Problem description:
Wherever the string "drawn" appears in the listing, copy that line.

======== Dataset excerpt

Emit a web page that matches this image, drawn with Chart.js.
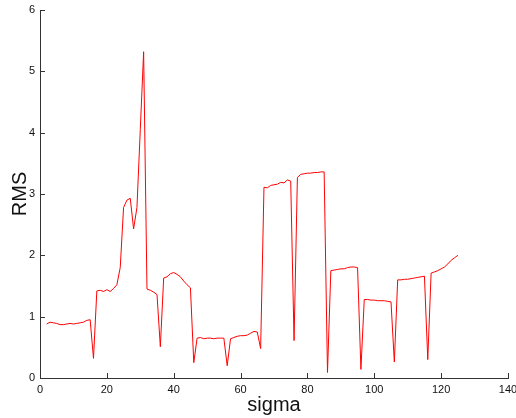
<!DOCTYPE html>
<html>
<head>
<meta charset="utf-8">
<script src="https://cdn.jsdelivr.net/npm/chart.js@4/dist/chart.umd.min.js"></script>
<style>
  body { margin: 0; background: #fff; }
  canvas { display: block; }
</style>
</head>
<body>
<canvas id="myChart" width="516" height="418"></canvas>
<script>
// sigma values along x
let sigma = [2, 3, 4, 5, 6, 7, 8, 9, 10, 11, 12, 13, 14, 15, 16, 17, 18, 19, 20, 21,
    22, 23, 24, 25, 26, 27, 28, 29, 30, 31, 32, 33, 34, 35, 36, 37, 38, 39, 40, 41,
    42, 43, 44, 45, 46, 47, 48, 49, 50, 51, 52, 53, 54, 55, 56, 57, 58, 59, 60, 61,
    62, 63, 64, 65, 66, 67, 68, 69, 70, 71, 72, 73, 74, 75, 76, 77, 78, 79, 80, 81,
    82, 83, 84, 85, 86, 87, 88, 89, 90, 91, 92, 93, 94, 95, 96, 97, 98, 99, 100, 101,
    102, 103, 104, 105, 106, 107, 108, 109, 110, 111, 112, 113, 114, 115, 116, 117, 118, 119, 120, 121,
    122, 123, 124, 125];

// RMS
let rms = [0.88, 0.91, 0.90, 0.89, 0.87, 0.87, 0.88, 0.89, 0.88, 0.89, 0.90, 0.91, 0.94, 0.95, 0.32, 1.42, 1.43, 1.41, 1.44, 1.41,
    1.46, 1.52, 1.80, 2.78, 2.90, 2.93, 2.43, 2.78, 4.05, 5.32, 1.45, 1.43, 1.40, 1.36, 0.51, 1.63, 1.65, 1.70, 1.72, 1.69,
    1.65, 1.58, 1.52, 1.47, 0.25, 0.65, 0.66, 0.64, 0.65, 0.65, 0.64, 0.65, 0.65, 0.65, 0.20, 0.64, 0.66, 0.68, 0.69, 0.69,
    0.70, 0.73, 0.76, 0.75, 0.48, 3.11, 3.10, 3.14, 3.15, 3.16, 3.19, 3.18, 3.23, 3.21, 0.61, 3.27, 3.32, 3.33, 3.34, 3.34,
    3.35, 3.35, 3.36, 3.36, 0.09, 1.75, 1.76, 1.77, 1.78, 1.78, 1.80, 1.81, 1.81, 1.80, 0.14, 1.28, 1.28, 1.27, 1.27, 1.26,
    1.26, 1.26, 1.25, 1.24, 0.26, 1.60, 1.60, 1.61, 1.61, 1.62, 1.63, 1.64, 1.65, 1.66, 0.30, 1.71, 1.73, 1.75, 1.78, 1.81,
    1.86, 1.92, 1.96, 2.00];

let xTicks = [0, 20, 40, 60, 80, 100, 120, 140];
let yTicks = [0, 1, 2, 3, 4, 5, 6];

let axisColor = '#333';
let textColor = '#111';

let points = sigma.map((s, i) => ({ x: s, y: rms[i] }));

// tick marks drawn inward, matlab style
let innerTicks = {
    id: 'innerTicks',
    afterDraw(chart) {
        let ctx = chart.ctx;
        let x = chart.scales.x;
        let y = chart.scales.y;
        let area = chart.chartArea;
        ctx.save();
        ctx.strokeStyle = axisColor;
        ctx.lineWidth = 1;
        ctx.beginPath();
        xTicks.forEach(v => {
            let px = Math.round(x.getPixelForValue(v)) + 0.5;
            ctx.moveTo(px, area.bottom);
            ctx.lineTo(px, area.bottom - 5);
        });
        yTicks.forEach(v => {
            let py = Math.round(y.getPixelForValue(v)) + 0.5;
            ctx.moveTo(area.left, py);
            ctx.lineTo(area.left + 5, py);
        });
        ctx.stroke();
        ctx.restore();
    }
};

let myChart = new Chart(document.getElementById('myChart'), {
    type: 'line',
    data: {
        datasets: [{
            data: points,
            borderColor: '#ff0000',
            borderWidth: 1,
            pointRadius: 0,
            tension: 0,
            fill: false
        }]
    },
    options: {
        responsive: false,
        animation: false,
        layout: { padding: { top: 10, right: 8, left: 0, bottom: 0 } },
        plugins: {
            legend: { display: false },
            tooltip: { enabled: false }
        },
        scales: {
            x: {
                type: 'linear',
                min: 0,
                max: 140,
                afterBuildTicks: scale => { scale.ticks = xTicks.map(v => ({ value: v })); },
                afterFit: scale => {
                    scale.height = 40;
                    scale.paddingLeft = 0;
                    scale.paddingRight = 0;
                },
                ticks: {
                    color: textColor,
                    font: { family: 'Liberation Sans, Arial, sans-serif', size: 11 },
                    padding: 5,
                    maxRotation: 0,
                    autoSkip: false
                },
                grid: { display: false, drawTicks: false },
                border: { display: true, color: axisColor, width: 1 },
                title: {
                    display: true,
                    text: 'sigma',
                    color: textColor,
                    font: { family: 'Liberation Sans, Arial, sans-serif', size: 20 },
                    padding: { top: 0, bottom: 1 }
                }
            },
            y: {
                min: 0,
                max: 6,
                afterBuildTicks: scale => { scale.ticks = yTicks.map(v => ({ value: v })); },
                afterFit: scale => {
                    scale.width = 40;
                    scale.paddingTop = 0;
                    scale.paddingBottom = 0;
                },
                ticks: {
                    color: textColor,
                    font: { family: 'Liberation Sans, Arial, sans-serif', size: 11 },
                    padding: 5
                },
                grid: { display: false, drawTicks: false },
                border: { display: true, color: axisColor, width: 1 },
                title: {
                    display: true,
                    text: 'RMS',
                    color: textColor,
                    font: { family: 'Liberation Sans, Arial, sans-serif', size: 20 },
                    padding: { top: 8, bottom: 0 }
                }
            }
        }
    },
    plugins: [innerTicks]
});
</script>
</body>
</html>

================

Result for this task:
Emit a web page that matches this image, drawn with Chart.js.
// tick marks drawn inward, matlab style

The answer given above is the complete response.